Do umpires give players more leeway when they know a call is on the border? Tonight's home plate ump certainly gave Evan Longoria the benefit of the doubt. When Cahill struck him out looking to end the eighth on an outside fastball that was, putting it delicately, questionable, Longoria vociferously expressed his disagreement. The umpire told him something (presumably along the lines of "it was a strike" or maybe "shut the fuck up") and Longoria walked back to the dugout, still cursing, but not at the umpire. I've certainly seen players sent to the clubhouse for less than that, but in a tight game, on a tight call, I admire the umpire's ability to not strictly enforce the rules. I'm all for deterrence, but would throwing Longoria out in that situation have actually made him think twice about arguing the next time? Of course not. It was a heat of the moment decision. All it'd do is delay the game while Joe Maddon came out to argue and get himself thrown out in protest.
Meanwhile, if you weren't watching the A's feed tonight, you missed a treat. There's a ballkid who mans the left field line that Ray Fosse and Greg Papa just love -- he looks a little like Trevor Cahill, and dude goes all out for balls, dives and slides (sometimes unintentionally -- his footwork isn't the best), so they give him some attention pretty frequently. Tonight, though, what they showed us was him giving two different foul balls to a cute redhead sitting in the second or third row. Even better: he got booed for it!
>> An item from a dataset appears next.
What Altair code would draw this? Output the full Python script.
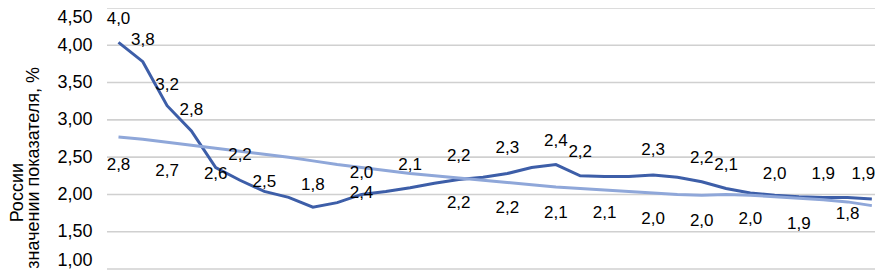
import altair as alt
import pandas as pd

# ---- data ----
positions = list(range(32))
dark_values = [4.04, 3.78, 3.19, 2.85, 2.36, 2.19, 2.04, 1.96, 1.83, 1.89, 2.00, 2.04,
               2.09, 2.15, 2.20, 2.23, 2.28, 2.36, 2.40, 2.25, 2.24, 2.24, 2.26, 2.23,
               2.17, 2.08, 2.02, 1.99, 1.97, 1.96, 1.96, 1.94]
light_values = [2.77, 2.74, 2.70, 2.66, 2.62, 2.58, 2.54, 2.50, 2.45, 2.40, 2.36, 2.32,
                2.28, 2.25, 2.22, 2.19, 2.16, 2.13, 2.10, 2.08, 2.06, 2.04, 2.02, 2.00,
                1.99, 2.00, 1.99, 1.97, 1.95, 1.93, 1.90, 1.85]

# data labels of the dark series: position, anchor value, text
dark_label_pos = [0, 1, 2, 3, 5, 8, 10, 12, 14, 16, 18, 19, 22, 24, 25, 27, 29, 30.65]
dark_label_anchor = [4.35, 4.07, 3.47, 3.13, 2.53, 2.13, 2.29, 2.40, 2.51, 2.62, 2.72,
                     2.57, 2.59, 2.49, 2.39, 2.27, 2.27, 2.27]
dark_label_text = ["4,0", "3,8", "3,2", "2,8", "2,2", "1,8", "2,0", "2,1", "2,2", "2,3",
                   "2,4", "2,2", "2,3", "2,2", "2,1", "2,0", "1,9", "1,9"]

# data labels of the light series
light_label_pos = [0, 2, 4, 6, 10, 14, 16, 18, 20, 22, 24, 26, 28, 30]
light_label_anchor = [2.39, 2.32, 2.27, 2.17, 2.02, 1.89, 1.82, 1.75, 1.75, 1.67, 1.65,
                      1.67, 1.61, 1.74]
light_label_text = ["2,8", "2,7", "2,6", "2,5", "2,4", "2,2", "2,2", "2,1", "2,1", "2,0",
                    "2,0", "2,0", "1,9", "1,8"]

y_ticks = [1.0, 1.5, 2.0, 2.5, 3.0, 3.5, 4.0, 4.5]
title_line1 = "России"
title_line2 = "значении показателя, %"

series_names = ["Показатель", "Сглаженный"]
series_colors = ["#3d5ea8", "#8fa7d9"]

# ---- tables ----
lines_df = pd.DataFrame({
    "pos": positions * 2,
    "value": dark_values + light_values,
    "series": [series_names[0]] * 32 + [series_names[1]] * 32,
})
labels_df = pd.DataFrame({
    "pos": dark_label_pos + light_label_pos,
    "value": dark_label_anchor + light_label_anchor,
    "text": dark_label_text + light_label_text,
})
grid_df = pd.DataFrame({"value": y_ticks})
one_row = pd.DataFrame({"k": [0]})

FONT = "Liberation Sans"
xscale = alt.Scale(domain=[-0.473, 31.13], nice=False, zero=False)
yscale = alt.Scale(domain=[1.0, 4.5], nice=False, zero=False)

yaxis = alt.Axis(values=y_ticks, grid=False, domain=False, ticks=False, labelPadding=15,
                 labelFontSize=18, labelFont=FONT, labelColor="#000000", labelOverlap=False,
                 labelExpr="replace(format(datum.value, '.2f'), '.', ',')",
                 labelBaseline={"condition": [
                     {"test": "datum.value >= 4.4", "value": "top"},
                     {"test": "datum.value <= 1.1", "value": "bottom"}],
                     "value": "middle"},
                 title=None)

grid = alt.Chart(grid_df).mark_rule(color="#d0d0d0", strokeWidth=1.6).encode(
    y=alt.Y("value:Q", scale=yscale, axis=yaxis),
    x=alt.value(0), x2=alt.value(768),
)

lines = alt.Chart(lines_df).mark_line(strokeWidth=3, interpolate="linear").encode(
    x=alt.X("pos:Q", scale=xscale, axis=None),
    y=alt.Y("value:Q", scale=yscale, axis=yaxis),
    color=alt.Color("series:N", scale=alt.Scale(domain=series_names, range=series_colors),
                    legend=None),
    order=alt.Order("pos:Q"),
)

labels = alt.Chart(labels_df).mark_text(fontSize=17, font=FONT, color="#000000",
                                        align="center", baseline="middle").encode(
    x=alt.X("pos:Q", scale=xscale, axis=None),
    y=alt.Y("value:Q", scale=yscale, axis=yaxis),
    text="text:N",
)

t1 = alt.Chart(one_row).mark_text(fontSize=18, font=FONT, color="#000000", angle=270,
                                  align="right", baseline="alphabetic").encode(
    x=alt.value(-84), y=alt.value(155), text=alt.value(title_line1))
t2 = alt.Chart(one_row).mark_text(fontSize=18, font=FONT, color="#000000", angle=270,
                                  align="right", baseline="alphabetic").encode(
    x=alt.value(-68), y=alt.value(59), text=alt.value(title_line2))

chart = alt.layer(grid, lines, labels, t1, t2).properties(
    width=768, height=261,
    autosize=alt.AutoSizeParams(type="none"),
    padding={"left": 99, "top": 0, "right": 0, "bottom": 1},
).configure_view(stroke=None)

chart.save("out.html", embed_options={"renderer": "svg", "actions": False})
But you know what, ballkid? I don't boo. I acknowledge the pimpin'. Good show, sir.
So the final in the game was 4-3, Jerry Blevins pitching the ninth (with two lefties leading off the inning and Mike Wuertz having pitched a lot, and poorly, last night) after Trevor Cahill went eight. Let's repeat that: eight more innings with just three runs allowed for Trevor Cahill. How you view his Cy Young candidacy depends on where you fall on the RA-DIPS spectrum. Cahill entered the game second in the league in ERA, behind just Clay Buchholz, but his FIP (3.96) is third on his own team (behind Gio Gonzalez and Dallas Braden). His xFIP rank is a little higher, but still well outside that top five or seven pitchers we should be considering for the award, and still behind Braden. SIERA? 4.18. Ranks 35th or so.
You're not going to find an ERA estimator that likes what Cahill is doing this year, and that's fair. His K-rate is just above five and his BABIP is insanely low (.212). This is why even SIERA, which knows how to account for the extra double plays his sinker generates, ranks him pretty poorly. Given all that, it'd be pretty hard for me to give him any serious consideration come awards season. For the traditionalists, though, going by his near-league-leading ERA and 13-5 record, I'd hope that the same logic that leads them to vote for Buchholz allows them to throw some love to Baby-Faced Assassin #2.